Given information
◇ ◇ ◇

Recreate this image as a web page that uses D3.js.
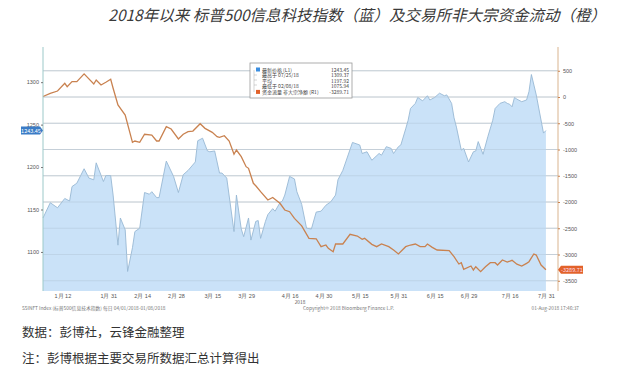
<!DOCTYPE html>
<html>
<head>
<meta charset="utf-8">
<script src="https://cdn.jsdelivr.net/npm/d3@7"></script>
<style>
  body { margin: 0; background: #fff; }
  svg { display: block; font-family: "Noto Sans CJK SC", "Noto Sans", sans-serif; }
</style>
</head>
<body>
<script>
const width = 622;
const height = 372;

// S5INFT price (left axis)
const priceDates = ['01-04','01-07','01-10','01-13','01-15','01-16','01-18','01-21','01-23','01-25','01-26','01-29','01-30',
  '02-01','02-02','02-04','02-05','02-07','02-08','02-10','02-11','02-13','02-15','02-17','02-18','02-20','02-21','02-24','02-27',
  '03-01','03-03','03-05','03-08','03-09','03-11','03-13','03-14','03-16','03-18','03-19','03-21','03-24','03-25','03-27','03-28','03-30','03-31',
  '04-02','04-03','04-04','04-06','04-07','04-09','04-10','04-12','04-13','04-14','04-16','04-18','04-19','04-21','04-23','04-25','04-27','04-29',
  '05-01','05-03','05-05','05-06','05-08','05-12','05-15','05-16','05-18','05-20','05-23','05-24','05-26','05-28','05-29','05-31',
  '06-01','06-03','06-04','06-05','06-07','06-08','06-10','06-12','06-13','06-15','06-17','06-19','06-20','06-22','06-23','06-24','06-26','06-27','06-29',
  '07-01','07-02','07-03','07-05','07-07','07-09','07-10','07-12','07-14','07-15','07-16','07-17','07-18','07-19','07-21','07-23','07-24','07-25','07-27','07-30','07-31'];
const priceValues = [1140,1158,1152,1163,1160,1177,1181,1198,1187,1185,1205,1183,1190,
  1190,1167,1108,1140,1126,1077,1105,1124,1128,1170,1168,1171,1164,1164,1207,1189,
  1170,1191,1196,1206,1231,1234,1219,1218,1219,1193,1193,1187,1124,1167,1127,1118,1140,1114,
  1136,1137,1116,1136,1144,1151,1148,1158,1160,1167,1189,1186,1171,1156,1128,1127,1147,1148,
  1155,1159,1167,1185,1196,1229,1226,1216,1218,1208,1216,1214,1224,1222,1216,1224,
  1226,1245,1255,1269,1275,1282,1278,1284,1279,1282,1287,1284,1285,1275,1258,1247,1220,1222,1206,
  1218,1219,1230,1215,1236,1255,1269,1275,1277,1275,1274,1271,1282,1280,1277,1279,1289,1309,1285,1240,1243];

// non-block net flow (right axis)
const flowDates = ['01-04','01-07','01-10','01-13','01-14','01-16','01-18','01-21','01-25','01-26','01-28','01-30',
  '02-01','02-02','02-04','02-07','02-10','02-11','02-13','02-15','02-18','02-20','02-21','02-24','02-26',
  '03-01','03-03','03-05','03-07','03-10','03-12','03-15','03-17','03-18','03-20','03-22','03-24','03-25','03-27','03-29','03-30',
  '04-01','04-02','04-04','04-07','04-09','04-12','04-14','04-16','04-18','04-21','04-24','04-27','04-29',
  '05-01','05-02','05-04','05-05','05-08','05-11','05-14','05-16','05-17','05-20','05-22','05-24','05-27','05-29','05-31',
  '06-03','06-05','06-07','06-09','06-11','06-12','06-14','06-16','06-21','06-23','06-25','06-26','06-27','06-30',
  '07-01','07-02','07-04','07-06','07-08','07-10','07-11','07-13','07-15','07-17','07-19','07-21','07-23','07-24','07-26','07-27','07-29','07-31'];
const flowValues = [10,70,114,260,196,292,292,440,248,324,229,280,
  337,166,-152,-343,-863,-838,-863,-710,-724,-838,-838,-565,-610,
  -800,-710,-660,-648,-510,-597,-673,-756,-768,-737,-838,-1090,-1010,-1137,-1327,-1358,
  -1644,-1690,-1803,-1962,-1915,-2025,-2152,-2185,-2311,-2454,-2692,-2700,-2851,
  -2819,-2882,-2946,-2800,-2800,-2616,-2648,-2711,-2692,-2806,-2851,-2800,-2851,-2914,-2990,
  -2851,-2819,-2800,-2851,-2851,-2800,-2864,-2914,-2927,-3041,-3181,-3156,-3282,-3219,
  -3295,-3232,-3327,-3232,-3156,-3156,-3200,-3105,-3145,-3110,-3185,-3219,-3168,-3137,-2990,-3010,-3200,-3290];

const xTickDates = ['01-12','01-31','02-14','02-28','03-15','03-29','04-16','04-30','05-15','05-31','06-15','06-29','07-16','07-31'];
const xTickLabels = ['1月 12','1月 31','2月 14','2月 28','3月 15','3月 29','4月 16','4月 30','5月 15','5月 31','6月 15','6月 29','7月 16','7月 31'];
const leftTicks = [1100, 1150, 1200, 1250, 1300];
const rightTicks = [500, 0, -500, -1000, -1500, -2000, -2500, -3000, -3500];

const legendLabels = ['最新价格 (L1)', '最高于 07/25/18', '平均', '最低于 02/08/18', '资金流量 非大宗净额 (R1)'];
const legendValues = ['1243.45', '1309.37', '1197.92', '1075.94', '-3289.71'];

const parse = d3.timeParse('%Y-%m-%d');
const toDate = (s) => parse('2018-' + s);

const price = priceDates.map((d, i) => ({ date: toDate(d), value: priceValues[i] }));
const flow = flowDates.map((d, i) => ({ date: toDate(d), value: flowValues[i] }));

const plot = { left: 43, right: 558, top: 55, bottom: 291 };

const x = d3.scaleTime()
    .domain([toDate('01-04'), toDate('08-05')])
    .range([plot.left, plot.right]);
const yL = d3.scaleLinear().domain([1054, 1332]).range([plot.bottom, plot.top]);
const yR = d3.scaleLinear().domain([-3695, 800]).range([plot.bottom, plot.top]);

const svg = d3.select('body').append('svg')
    .attr('width', width)
    .attr('height', height);

// title
svg.append('text')
    .attr('x', 606).attr('y', 21)
    .attr('text-anchor', 'end')
    .attr('font-size', 15.5)
    .attr('font-style', 'italic')
    .attr('fill', '#3a3a3a')
    .text('2018年以来 标普500信息科技指数（蓝）及交易所非大宗资金流动（橙）');

// gridlines on right-axis ticks
svg.append('g')
  .selectAll('line')
  .data(rightTicks)
  .join('line')
    .attr('x1', plot.left).attr('x2', plot.right)
    .attr('y1', (d) => yR(d)).attr('y2', (d) => yR(d))
    .attr('stroke', '#d6d6d6')
    .attr('stroke-width', 1);

// price area
const area = d3.area()
    .x((d) => x(d.date))
    .y0(plot.bottom)
    .y1((d) => yL(d.value));
svg.append('path')
    .datum(price)
    .attr('d', area)
    .attr('fill', '#c7e0f8')
    .attr('fill-opacity', 0.95);
svg.append('path')
    .datum(price)
    .attr('d', d3.line().x((d) => x(d.date)).y((d) => yL(d.value)))
    .attr('fill', 'none')
    .attr('stroke', '#97b8d4')
    .attr('stroke-width', 0.9);

// gridlines show faintly through the area
svg.append('g')
  .selectAll('line')
  .data(rightTicks)
  .join('line')
    .attr('x1', plot.left).attr('x2', plot.right)
    .attr('y1', (d) => yR(d)).attr('y2', (d) => yR(d))
    .attr('stroke', '#b4c8da')
    .attr('stroke-opacity', 0.5)
    .attr('stroke-width', 1);

// flow line
svg.append('path')
    .datum(flow)
    .attr('d', d3.line().x((d) => x(d.date)).y((d) => yR(d.value)))
    .attr('fill', 'none')
    .attr('stroke', '#c98250')
    .attr('stroke-width', 1.3);

// left axis
const axL = svg.append('g')
    .attr('transform', `translate(${plot.left},0)`)
    .call(d3.axisLeft(yL).tickValues(leftTicks).tickFormat(d3.format('d')).tickSize(2).tickPadding(2));
axL.select('.domain').attr('stroke', '#9cc9c9').attr('d', `M0,${plot.top - 8}V${plot.bottom}`);
axL.selectAll('.tick line').attr('stroke', '#777');
axL.selectAll('text').attr('font-size', 5.5).attr('fill', '#555');

// right axis
const axR = svg.append('g')
    .attr('transform', `translate(${plot.right},0)`)
    .call(d3.axisRight(yR).tickValues(rightTicks).tickFormat((d) => String(d)).tickSize(2).tickPadding(3));
axR.select('.domain').attr('stroke', '#d9b48f').attr('d', `M0,${plot.top - 8}V${plot.bottom}`);
axR.selectAll('.tick line').attr('stroke', '#c98250');
axR.selectAll('text').attr('font-size', 5.5).attr('fill', '#555');

// bottom axis
const axB = svg.append('g')
    .attr('transform', `translate(0,${plot.bottom})`)
    .call(d3.axisBottom(x)
      .tickValues(xTickDates.map(toDate))
      .tickFormat((d, i) => xTickLabels[i])
      .tickSize(0).tickPadding(3));
axB.select('.domain').remove();
axB.selectAll('text').attr('font-size', 5.5).attr('fill', '#555');
svg.append('text')
    .attr('x', 300).attr('y', 304)
    .attr('text-anchor', 'middle')
    .attr('font-size', 4.8).attr('fill', '#555')
    .text('2018');

// last value badges
const badgeL = svg.append('g').attr('transform', `translate(${plot.left},${yL(priceValues[priceValues.length - 1])})`);
badgeL.append('path')
    .attr('d', 'M-22,-4H-3L0,0L-3,4H-22Z')
    .attr('fill', '#3b7cc6');
badgeL.append('text')
    .attr('x', -12).attr('y', 2)
    .attr('text-anchor', 'middle')
    .attr('font-size', 5.5).attr('fill', '#fff')
    .text(legendValues[0]);
const badgeR = svg.append('g').attr('transform', `translate(${plot.right},${yR(flowValues[flowValues.length - 1])})`);
badgeR.append('path')
    .attr('d', 'M0,0L3,-4H25V4H3Z')
    .attr('fill', '#e2622a');
badgeR.append('text')
    .attr('x', 14).attr('y', 2)
    .attr('text-anchor', 'middle')
    .attr('font-size', 5.5).attr('fill', '#fde')
    .text(legendValues[4]);

// legend box
const lg = svg.append('g').attr('transform', 'translate(250,63)');
lg.append('rect')
    .attr('width', 102).attr('height', 35)
    .attr('fill', '#fff')
    .attr('stroke', '#999')
    .attr('stroke-width', 0.8);
lg.append('path')
    .attr('d', 'M4,7V29M4,12H7M4,17H7M4,22H7')
    .attr('stroke', '#aaa').attr('stroke-width', 0.5).attr('fill', 'none');
const rows = lg.selectAll('g.row')
  .data(legendLabels)
  .join('g')
    .attr('class', 'row')
    .attr('transform', (d, i) => `translate(0,${6.5 + i * 5.6})`);
rows.filter((d, i) => i === 0 || i === 4)
  .append('rect')
    .attr('x', 6).attr('y', -2).attr('width', 4).attr('height', 4)
    .attr('fill', (d, i) => (i === 0 ? '#3b8ee0' : '#e2622a'));
rows.append('text')
    .attr('x', 12).attr('y', 2)
    .attr('font-size', 5).attr('fill', '#444')
    .text((d) => d);
rows.append('text')
    .attr('x', 99).attr('y', 2)
    .attr('text-anchor', 'end')
    .attr('font-size', 5).attr('fill', '#444')
    .text((d, i) => legendValues[i]);

// footer of the terminal chart
const foot = svg.append('g').attr('font-size', 4.8).attr('fill', '#777');
foot.append('text').attr('x', 22).attr('y', 310)
    .text('S5INFT Index (标普500信息技术指数)  每日 04/01/2018-01/08/2018');
foot.append('text').attr('x', 303).attr('y', 310)
    .text('Copyright© 2018 Bloomberg Finance L.P.');
foot.append('text').attr('x', 579).attr('y', 310).attr('text-anchor', 'end')
    .text('01-Aug-2018 17:46:37');

// source notes
const notes = svg.append('g').attr('font-size', 12.5).attr('fill', '#333');
notes.append('text').attr('x', 22).attr('y', 337).text('数据：彭博社，云锋金融整理');
notes.append('text').attr('x', 22).attr('y', 363).text('注：彭博根据主要交易所数据汇总计算得出');
</script>
</body>
</html>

◇ ◇ ◇

Work to do
Starting with the first line of the data above and ending with the line containing "const height = 372;", please restate every line exactly, leaving images out.

Exercise response
Recreate this image as a web page that uses D3.js.
<!DOCTYPE html>
<html>
<head>
<meta charset="utf-8">
<script src="https://cdn.jsdelivr.net/npm/d3@7"></script>
<style>
  body { margin: 0; background: #fff; }
  svg { display: block; font-family: "Noto Sans CJK SC", "Noto Sans", sans-serif; }
</style>
</head>
<body>
<script>
const width = 622;
const height = 372;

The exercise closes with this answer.